I believe that last commit should resolve the issue. Thanks for the report.

ameinel commented 6 years ago

Yes, it works for my case now. Thanks for fixing the issue so fast.

colobas commented 6 years ago

Hey I'm getting this error too. It's cause by trying to compute .min() on an empty numpy array here:

cpdef list get_cluster_tree_leaves(np.ndarray cluster_tree):
    if cluster_tree.shape[0] == 0:
        return []
    root = cluster_tree['parent'].min()
    return recurse_leaf_dfs(cluster_tree, root)
lmcinnes commented 6 years ago

That is disconcerting. I believe the guard, just above, was supposed to cover just such a case with an early return. Can you share the data by any chance? I'm a little disconcerted because it seems like this shouldn't be possible according to what the code says -- somehow an empty array must have a non-zero shape.

colobas commented 6 years ago

Hey,

Unfortunately I cannot share data. I can however say that I'm using a precomputed metric, and so I'm passing a distance metric to the clusterer. Not sure if that can make a difference.

Thanks for the quick reply, Guilherme Grijó Pires

ML+Data Engineer @ https://jungle.ai

mail@gpir.es guilherme.pires@jungle.ai

+351 91 504 94 34

Apr 9, 2018, 2:37 PM by notifications@github.com:

That is disconcerting. I believe the guard, just above, was supposed to cover just such a case with an early return. Can you share the data by any chance? I'm a little disconcerted because it seems like this shouldn't be possible according to what the code says -- somehow an empty array must have a non-zero shape.

— You are receiving this because you commented. Reply to this email directly, > view it on GitHub https://github.com/scikit-learn-contrib/hdbscan/issues/151#issuecomment-379869231> , or > mute the thread https://github.com/notifications/unsubscribe-auth/AL8Jo17_ATh0cR9WB_lmiO5fzJtCvZHvks5tm7iEgaJpZM4Q_M4e> .

colobas commented 6 years ago

Actually, you're right: It's not breaking on that line, but on the if-statement before that. I'm going to further debug and I'll update you

lmcinnes commented 6 years ago

Thanks. It is possible this got fixed in master but an update didn't get rolled out to PyPI and conda-forge.
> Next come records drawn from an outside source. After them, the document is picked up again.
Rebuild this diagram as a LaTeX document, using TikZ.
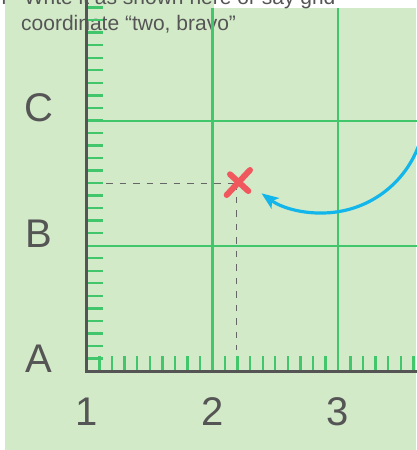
\documentclass[tikz,border=0pt]{standalone}
\usepackage{fontspec}
\setmainfont{Liberation Sans}
\usetikzlibrary{arrows.meta}
\definecolor{bg}{HTML}{D2EAC8}
\definecolor{gridg}{HTML}{42C66C}
\definecolor{axisg}{HTML}{555555}
\definecolor{txt}{HTML}{555555}
\definecolor{xred}{HTML}{F0585E}
\definecolor{arrowb}{HTML}{12B6EA}
\definecolor{dashg}{HTML}{666666}
\begin{document}
\begin{tikzpicture}[x=1pt,y=-1pt,
  gridline/.style={draw=gridg,line width=2.3pt},
  tickline/.style={draw=gridg,line width=2.4pt},
  axisline/.style={draw=axisg,line width=2.8pt},
  guide/.style={draw=dashg,line width=1.4pt,dash pattern=on 6.5pt off 7pt},
  axlabel/.style={text=txt,font=\fontsize{40}{40}\selectfont,inner sep=0pt,anchor=base},
  caption/.style={text=txt,font=\fontsize{21}{27}\selectfont,inner sep=0pt,anchor=base west},
  crossmark/.style={draw=xred,line width=6pt,line cap=round},
  pointer/.style={draw=arrowb,line width=3.2pt,-{Stealth[length=17pt,width=13pt,inset=4pt]}}]
\useasboundingbox (0,0) rectangle (416,450);
\fill[bg] (5,0) rectangle (416,450);
\fill[white] (213.6,0) rectangle (416,8);
% caption text (under the grid)
\node[caption,anchor=base east] (cap0) at (6.5,4) {n};
\node[caption] (cap1) at (24,4) {Write it as shown here or say grid};
\node[caption] (cap2) at (21,30.7) {coordinate “two, bravo”};
% grid
\draw[gridline] (212.5,8) -- (212.5,371);
\draw[gridline] (338,8) -- (338,371);
\draw[gridline] (87,120.7) -- (420,120.7);
\draw[gridline] (87,246) -- (420,246);
% ticks
\foreach \k in {1,...,26} \draw[tickline] (87+12.55*\k,356) -- (87+12.55*\k,371);
\foreach \k in {1,...,29} \draw[tickline] (87,371-12.53*\k) -- (102.7,371-12.53*\k);
% axes
\draw[axisline] (86.7,-3) -- (86.7,371.3) -- (420,371.3);
% labels
\node[axlabel] (lA) at (39,372) {A};
\node[axlabel] (lB) at (39,247.5) {B};
\node[axlabel] (lC) at (39,121) {C};
\node[axlabel] (n1) at (87,425) {1};
\node[axlabel] (n2) at (212.5,425) {2};
\node[axlabel] (n3) at (338,425) {3};
% guides to the point
\coordinate (pt) at (236.7,183.3);
\coordinate (hstart) at (106,183.3);
\coordinate (vend) at (236.7,350);
\draw[guide] (hstart) -- (pt);
\draw[guide] (pt) -- (vend);
% cross
\draw[crossmark] (250,170) -- (226.7,195) (230,174.3) -- (248.3,191);
% arrow
\coordinate (arcstart) at (418.8,145.2);
\draw[pointer] (arcstart) arc[start angle=20,end angle=126,radius=103];
\end{tikzpicture}
\end{document}
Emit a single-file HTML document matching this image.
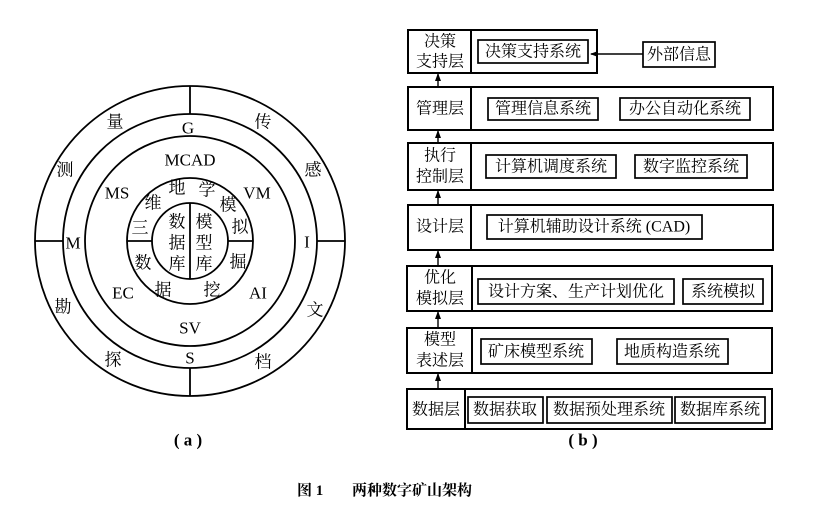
<!DOCTYPE html>
<html><head><meta charset="utf-8"><style>
html,body{margin:0;padding:0;background:#fff;}
svg{display:block;}
text{font-family:"Liberation Serif","Noto Serif CJK SC","Noto Sans CJK SC",serif;fill:#000;}
</style></head><body>
<svg width="827" height="516" viewBox="0 0 827 516" xmlns="http://www.w3.org/2000/svg">
<defs><marker id="ah" markerWidth="8" markerHeight="8" refX="7" refY="4" orient="auto" markerUnits="userSpaceOnUse"><path d="M0,1 L8,4 L0,7 Z" fill="#000"/></marker></defs>
<g fill="none" stroke="#000" stroke-width="1.8">
<circle cx="190" cy="241" r="155"/>
<circle cx="190" cy="241" r="127"/>
<circle cx="190" cy="241" r="105"/>
<circle cx="190" cy="241" r="63"/>
<circle cx="190" cy="241" r="38"/>
<line x1="190" y1="86" x2="190" y2="114"/>
<line x1="190" y1="368" x2="190" y2="396"/>
<line x1="35" y1="241" x2="63" y2="241"/>
<line x1="317" y1="241" x2="345" y2="241"/>
<line x1="127" y1="241" x2="152" y2="241"/>
<line x1="228" y1="241" x2="253" y2="241"/>
<line x1="190" y1="203" x2="190" y2="279"/>
</g>
<g font-size="17" text-anchor="middle" dominant-baseline="central">
<text x="115" y="122">量</text><text x="263" y="122">传</text>
<text x="65" y="170">测</text><text x="313" y="170">感</text>
<text x="63" y="307">勘</text><text x="315" y="310">文</text>
<text x="113" y="360">探</text><text x="263" y="362">档</text>
<text x="188" y="128">G</text><text x="73" y="243">M</text><text x="307" y="242">I</text><text x="190" y="358">S</text>
<text x="190" y="160">MCAD</text><text x="117" y="193">MS</text><text x="257" y="193">VM</text>
<text x="123" y="293">EC</text><text x="258" y="293">AI</text><text x="190" y="328">SV</text>
<text x="177" y="188">地</text><text x="207" y="190">学</text><text x="153" y="203">维</text><text x="228" y="205">模</text>
<text x="140" y="228">三</text><text x="240" y="227">拟</text><text x="143" y="263">数</text><text x="238" y="262">掘</text>
<text x="163" y="290">据</text><text x="212" y="290">挖</text>
<text x="177" y="222">数</text><text x="177" y="243">据</text><text x="177" y="264">库</text>
<text x="204" y="222">模</text><text x="204" y="243">型</text><text x="204" y="264">库</text>
<text x="188" y="440" font-weight="bold">( a )</text>
<text x="583" y="440" font-weight="bold">( b )</text>
</g>
<g fill="none" stroke="#000" stroke-width="2">
<rect x="408" y="30" width="189" height="43"/><line x1="471" y1="30" x2="471" y2="73"/>
<rect x="408" y="87" width="365" height="43"/><line x1="471" y1="87" x2="471" y2="130"/>
<rect x="408" y="143" width="365" height="47"/><line x1="471" y1="143" x2="471" y2="190"/>
<rect x="408" y="205" width="365" height="45"/><line x1="471" y1="205" x2="471" y2="250"/>
<rect x="407" y="266" width="365" height="45"/><line x1="472" y1="266" x2="472" y2="311"/>
<rect x="407" y="328" width="365" height="45"/><line x1="472" y1="328" x2="472" y2="373"/>
<rect x="407" y="389" width="365" height="40"/><line x1="465" y1="389" x2="465" y2="429"/>
</g>
<g fill="none" stroke="#000" stroke-width="1.7">
<rect x="478" y="40" width="110" height="23"/>
<rect x="643" y="42" width="72" height="25"/>
<rect x="488" y="98" width="110" height="22"/>
<rect x="620" y="98" width="130" height="22"/>
<rect x="486" y="155" width="130" height="23"/>
<rect x="635" y="155" width="112" height="23"/>
<rect x="487" y="215" width="215" height="24"/>
<rect x="478" y="279" width="196" height="25"/>
<rect x="683" y="279" width="80" height="25"/>
<rect x="481" y="339" width="111" height="25"/>
<rect x="617" y="339" width="111" height="25"/>
<rect x="468" y="397" width="75" height="26"/>
<rect x="547" y="397" width="125" height="26"/>
<rect x="675" y="397" width="90" height="26"/>
</g>
<g stroke="#000" stroke-width="1.4">
<line x1="643" y1="54" x2="591" y2="54" marker-end="url(#ah)"/>
<line x1="438" y1="87" x2="438" y2="74" marker-end="url(#ah)"/>
<line x1="438" y1="143" x2="438" y2="131" marker-end="url(#ah)"/>
<line x1="438" y1="205" x2="438" y2="191" marker-end="url(#ah)"/>
<line x1="438" y1="266" x2="438" y2="251" marker-end="url(#ah)"/>
<line x1="438" y1="328" x2="438" y2="312" marker-end="url(#ah)"/>
<line x1="438" y1="389" x2="438" y2="374" marker-end="url(#ah)"/>
</g>
<g font-size="16" text-anchor="middle" dominant-baseline="central">
<text x="440" y="42">决策</text><text x="440" y="62">支持层</text>
<text x="533" y="52">决策支持系统</text><text x="679" y="55">外部信息</text>
<text x="440" y="109">管理层</text>
<text x="543" y="109">管理信息系统</text><text x="685" y="109">办公自动化系统</text>
<text x="440" y="156">执行</text><text x="440" y="177">控制层</text>
<text x="551" y="167">计算机调度系统</text><text x="691" y="167">数字监控系统</text>
<text x="440" y="227">设计层</text>
<text x="594" y="227">计算机辅助设计系统 (CAD)</text>
<text x="440" y="278">优化</text><text x="440" y="299">模拟层</text>
<text x="576" y="292">设计方案、生产计划优化</text><text x="723" y="292">系统模拟</text>
<text x="440" y="340">模型</text><text x="440" y="361">表述层</text>
<text x="536" y="352">矿床模型系统</text><text x="672" y="352">地质构造系统</text>
<text x="436" y="410">数据层</text>
<text x="505" y="410">数据获取</text><text x="609" y="410">数据预处理系统</text><text x="720" y="410">数据库系统</text>
</g>
<g font-size="15" font-weight="bold" dominant-baseline="central">
<text x="297" y="491">图 1</text>
<text x="352" y="491">两种数字矿山架构</text>
</g>
</svg>
</body></html>
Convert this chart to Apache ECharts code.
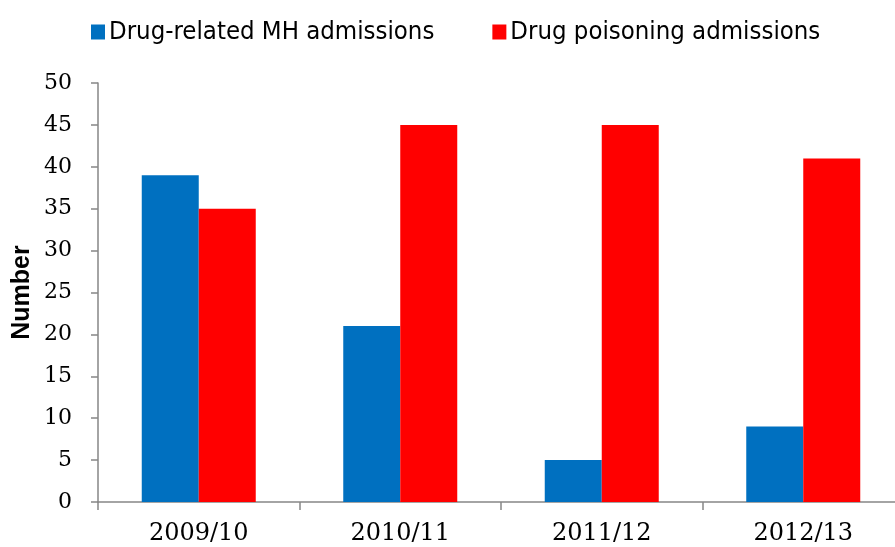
<!DOCTYPE html>
<html>
<head>
<meta charset="utf-8">
<script src="https://cdn.jsdelivr.net/npm/echarts@6/dist/echarts.min.js"></script>
<style>
  html, body { margin: 0; padding: 0; background: #fff; }
  #BarChart { width: 895px; height: 547px; }
</style>
</head>
<body>
<div id="BarChart"></div>
<script>
const categories = ['2009/10', '2010/11', '2011/12', '2012/13']
const mhAdmissions = [39, 21, 5, 9]
const poisoningAdmissions = [35, 45, 45, 41]
const seriesNames = ['Drug-related MH admissions', 'Drug poisoning admissions']

const axisGrey = '#868686'
const myChart = echarts.init(document.getElementById('BarChart'))

const chartOption = {
  backgroundColor: '#fff',
  animation: false,
  legend: {
    top: 14,
    left: 86,
    itemWidth: 14,
    itemHeight: 15,
    itemGap: 58,
    icon: 'rect',
    textStyle: {
      fontFamily: 'DejaVu Sans Condensed',
      fontSize: 25.5,
      color: '#000',
      padding: [0, 0, 0, -1]
    },
    data: seriesNames
  },
  grid: {
    left: 98,
    top: 83,
    width: 806,
    bottom: 45,
    containLabel: false,
    outerBoundsMode: 'none'
  },
  xAxis: {
    type: 'category',
    data: categories,
    axisLine: { lineStyle: { color: axisGrey, width: 1.5 } },
    axisTick: { show: true, length: 8, lineStyle: { color: axisGrey, width: 1.5 } },
    axisLabel: {
      margin: 20,
      fontFamily: 'DejaVu Serif',
      fontSize: 24,
      color: '#000'
    }
  },
  yAxis: {
    type: 'value',
    min: 0,
    max: 50,
    interval: 5,
    name: 'Number',
    nameLocation: 'middle',
    nameGap: 63,
    nameMoveOverlap: false,
    nameTextStyle: {
      fontFamily: 'Liberation Sans',
      fontWeight: 'bold',
      fontSize: 25,
      color: '#000'
    },
    splitLine: { show: false },
    axisLine: { show: true, lineStyle: { color: axisGrey, width: 1.5 } },
    axisTick: { show: true, length: 7, lineStyle: { color: axisGrey, width: 1.5 } },
    axisLabel: {
      margin: 26,
      fontFamily: 'DejaVu Serif',
      fontSize: 22,
      color: '#000'
    }
  },
  series: [
    {
      name: seriesNames[0],
      type: 'bar',
      data: mhAdmissions,
      barWidth: 57,
      barGap: 0,
      itemStyle: { color: '#0070C0' }
    },
    {
      name: seriesNames[1],
      type: 'bar',
      data: poisoningAdmissions,
      barWidth: 57,
      barGap: 0,
      itemStyle: { color: '#FF0000' }
    }
  ]
}

myChart.setOption(chartOption)
</script>
</body>
</html>
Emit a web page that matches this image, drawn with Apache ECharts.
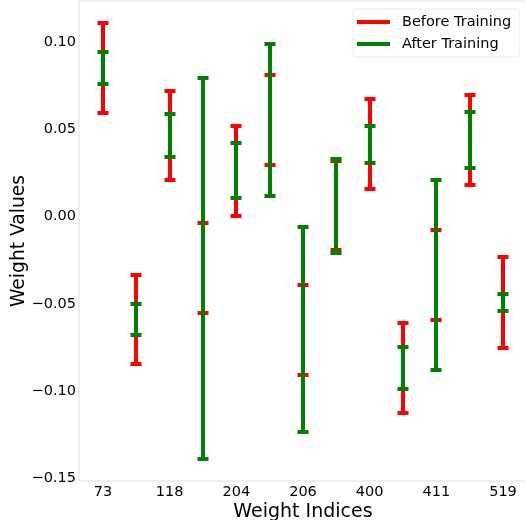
<!DOCTYPE html>
<html>
<head>
<meta charset="utf-8">
<script src="https://cdn.jsdelivr.net/npm/echarts@6/dist/echarts.min.js"></script>
<style>html,body{margin:0;padding:0;background:#fff;}#c{width:525px;height:520px;}</style>
</head>
<body>
<div id="c"></div>
<script>
// Tick labels shown on the x axis (every other weight position)
var tickLabels = ['73', '118', '204', '206', '400', '411', '519'];
// Range (low / high) of each weight before training
var beforeLow  = [0.0596, -0.0845, 0.0209, -0.0552, 0.0006, 0.0298, -0.0906, -0.0191, 0.0159, -0.1126, -0.0594, 0.0184, -0.0751];
var beforeHigh = [0.1112, -0.0333, 0.0723, -0.0038, 0.0520, 0.0814, -0.0390, 0.0318, 0.0673, -0.0610, -0.0078, 0.0698, -0.0233];
// Range (low / high) of each weight after training
var afterLow   = [0.0761, -0.0680, 0.0342, -0.1391, 0.0105, 0.0120, -0.1236, -0.0210, 0.0308, -0.0990, -0.0881, 0.0281, -0.0541];
var afterHigh  = [0.0946, -0.0499, 0.0589, 0.0797, 0.0421, 0.0988, -0.0061, 0.0328, 0.0520, -0.0745, 0.0209, 0.0599, -0.0443];
var yTicks = [-0.15, -0.10, -0.05, 0.00, 0.05, 0.10];

function build(lo, hi) {
  return lo.map(function (v, i) { return [i, v, hi[i]]; });
}
function renderBar(color) {
  return function (params, api) {
    var x = api.value(0);
    var pLo = api.coord([x, api.value(1)]);
    var pHi = api.coord([x, api.value(2)]);
    var cx = Math.round(pLo[0]);
    var yLo = Math.round(pLo[1]), yHi = Math.round(pHi[1]);
    var hw = 5.5;
    var st = { stroke: color, lineWidth: 4 };
    return {
      type: 'group',
      children: [
        { type: 'line', shape: { x1: cx, y1: yLo, x2: cx, y2: yHi }, style: st },
        { type: 'line', shape: { x1: cx - hw, y1: yLo, x2: cx + hw, y2: yLo }, style: st },
        { type: 'line', shape: { x1: cx - hw, y1: yHi, x2: cx + hw, y2: yHi }, style: st }
      ]
    };
  };
}
var font = 'DejaVu Sans';
var chart = echarts.init(document.getElementById('c'), null, { renderer: 'canvas' });
chart.setOption({
  animation: false,
  backgroundColor: '#fff',
  grid: { left: 79, top: 1, width: 448, height: 480, show: true, borderColor: '#dedede', borderWidth: 1, containLabel: false, outerBoundsMode: 'none' },
  legend: {
    orient: 'vertical', left: 353, top: 9,
    padding: [5, 8, 5, 4], itemGap: 6,
    itemWidth: 33, itemHeight: 4,
    borderColor: '#ececec', borderWidth: 1, borderRadius: 3,
    textStyle: { fontFamily: font, fontSize: 14.5, color: '#000', lineHeight: 16, padding: [0, 0, 0, 7] },
    data: [
      { name: 'Before Training', icon: 'rect', itemStyle: { color: '#ff0000' } },
      { name: 'After Training', icon: 'rect', itemStyle: { color: '#008000' } }
    ]
  },
  xAxis: {
    type: 'value', min: -0.72, max: 12.72,
    name: 'Weight Indices', nameLocation: 'middle', nameGap: 22, nameMoveOverlap: false,
    nameTextStyle: { fontFamily: font, fontSize: 19, color: '#000' },
    axisLine: { show: false }, axisTick: { show: false }, splitLine: { show: false },
    axisLabel: {
      customValues: [0, 2, 4, 6, 8, 10, 12],
      formatter: function (v) { return tickLabels[Math.round(v / 2)]; },
      fontFamily: font, fontSize: 14.5, color: '#000', margin: 4
    }
  },
  yAxis: {
    type: 'value', min: -0.1516, max: 0.1237,
    name: 'Weight Values', nameLocation: 'middle', nameGap: 50, nameMoveOverlap: false,
    nameTextStyle: { fontFamily: font, fontSize: 18.7, color: '#000' },
    axisLine: { show: false }, axisTick: { show: false }, splitLine: { show: false },
    axisLabel: {
      customValues: yTicks,
      formatter: function (v) { return v.toFixed(2).replace('-', '\u2212'); },
      fontFamily: font, fontSize: 14.5, color: '#000', margin: 3
    }
  },
  series: [
    { name: 'Before Training', type: 'custom', renderItem: renderBar('#ff0000'), itemStyle: { color: '#ff0000' }, data: build(beforeLow, beforeHigh), encode: { x: 0, y: [1, 2] } },
    { name: 'After Training', type: 'custom', renderItem: renderBar('#008000'), itemStyle: { color: '#008000' }, data: build(afterLow, afterHigh), encode: { x: 0, y: [1, 2] } }
  ]
});
</script>
</body>
</html>
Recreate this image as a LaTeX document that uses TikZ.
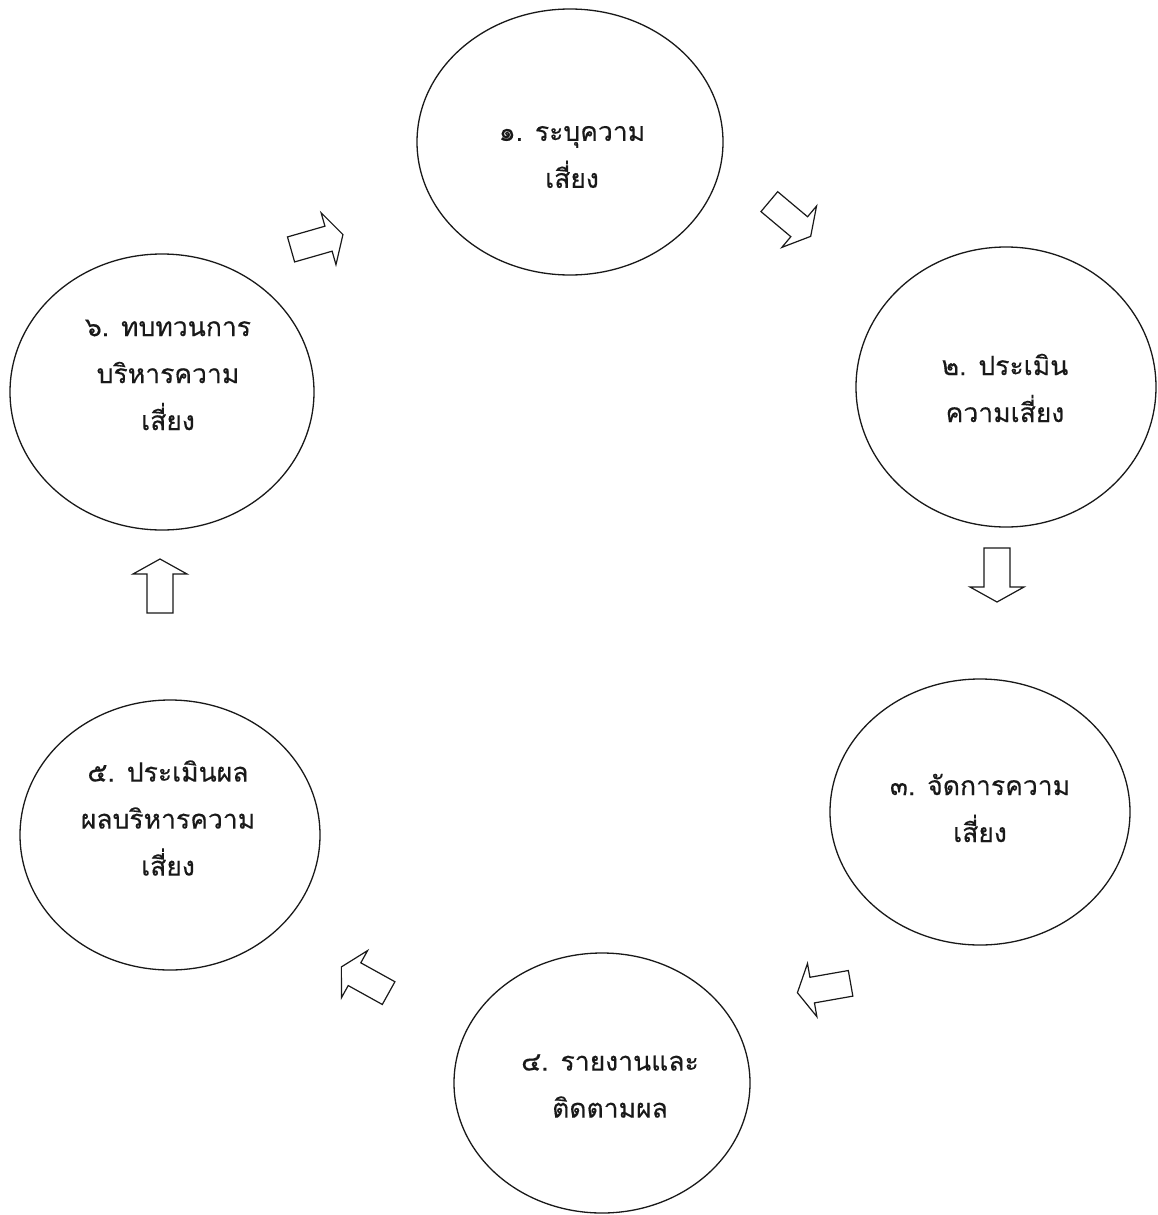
\documentclass[tikz,border=0pt]{standalone}
\usepackage{fontspec}
\newfontfamily\thaifont[Script=Thai,FakeBold=0.3]{Loma}
\usetikzlibrary{shapes.geometric}
\begin{document}
\begin{tikzpicture}[x=1pt,y=-1pt,
  stage/.style={ellipse,draw=black!90,line width=1.3pt,inner sep=0pt},
  stagetext/.style={font=\thaifont\fontsize{26.5}{47}\selectfont,align=center,text=black!90,inner sep=0pt},
  blockarr/.pic={\draw[line width=1.2pt,line join=miter,draw=black!90,fill=white]
      (-27,-13) -- (12,-13) -- (12,-27) -- (27,0) -- (12,27) -- (12,13) -- (-27,13) -- cycle;}
]
\fill[white] (0,0) rectangle (1158,1215);
\useasboundingbox (0,0) rectangle (1158,1215);

% stages
\node[stage,minimum width=306pt,minimum height=266pt] (c1) at (570,142) {};
\node[stage,minimum width=300pt,minimum height=280pt] (c2) at (1006,387) {};
\node[stage,minimum width=300pt,minimum height=266pt] (c3) at (980,812) {};
\node[stage,minimum width=296pt,minimum height=260pt] (c4) at (602,1083) {};
\node[stage,minimum width=300pt,minimum height=270pt] (c5) at (170,835) {};
\node[stage,minimum width=304pt,minimum height=276pt] (c6) at (162,392) {};

% texts
\node[stagetext] (t1) at (572,157) {๑. ระบุความ\\เสี่ยง};
\node[stagetext] (t2) at (1005,388) {๒. ประเมิน\\ความเสี่ยง};
\node[stagetext] (t3) at (980,808) {๓. จัดการความ\\เสี่ยง};
\node[stagetext] (t4) at (610,1086) {๔. รายงานและ\\ติดตามผล};
\node[stagetext] (t5) at (168,818) {๕. ประเมินผล\\ผลบริหารความ\\เสี่ยง};
\node[stagetext] (t6) at (168,375) {๖. ทบทวนการ\\บริหารความ\\เสี่ยง};

% block arrows between stages
\coordinate (a61) at (317,242);
\coordinate (a12) at (790,219);
\coordinate (a23) at (997,575);
\coordinate (a34) at (824,988);
\coordinate (a45) at (365,980);
\coordinate (a56) at (160,586);
\pic[rotate=16] at (a61) {blockarr};
\pic[rotate=-40] at (a12) {blockarr};
\pic[rotate=-90] at (a23) {blockarr};
\pic[rotate=190] at (a34) {blockarr};
\pic[rotate=151] at (a45) {blockarr};
\pic[rotate=90] at (a56) {blockarr};
\end{tikzpicture}
\end{document}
Keep me posted, and thanks for taking the time to dig into this, it is greatly appreciated (especially when issues are hard to reproduce).

colobas commented 6 years ago

Didn't have much time to further investigate, but got it to work by substituting if cluster_tree.shape[0] == 0 for if len(cluster_tree) == 0. This suggests that cluster_tree is arriving as something other than a numpy array. When I have time I'll dig a bit deeper

lmcinnes commented 6 years ago

So it would seem. The fix may be to go with len then since that is valid for numpy arrays as well as whatever is actually arriving there for you.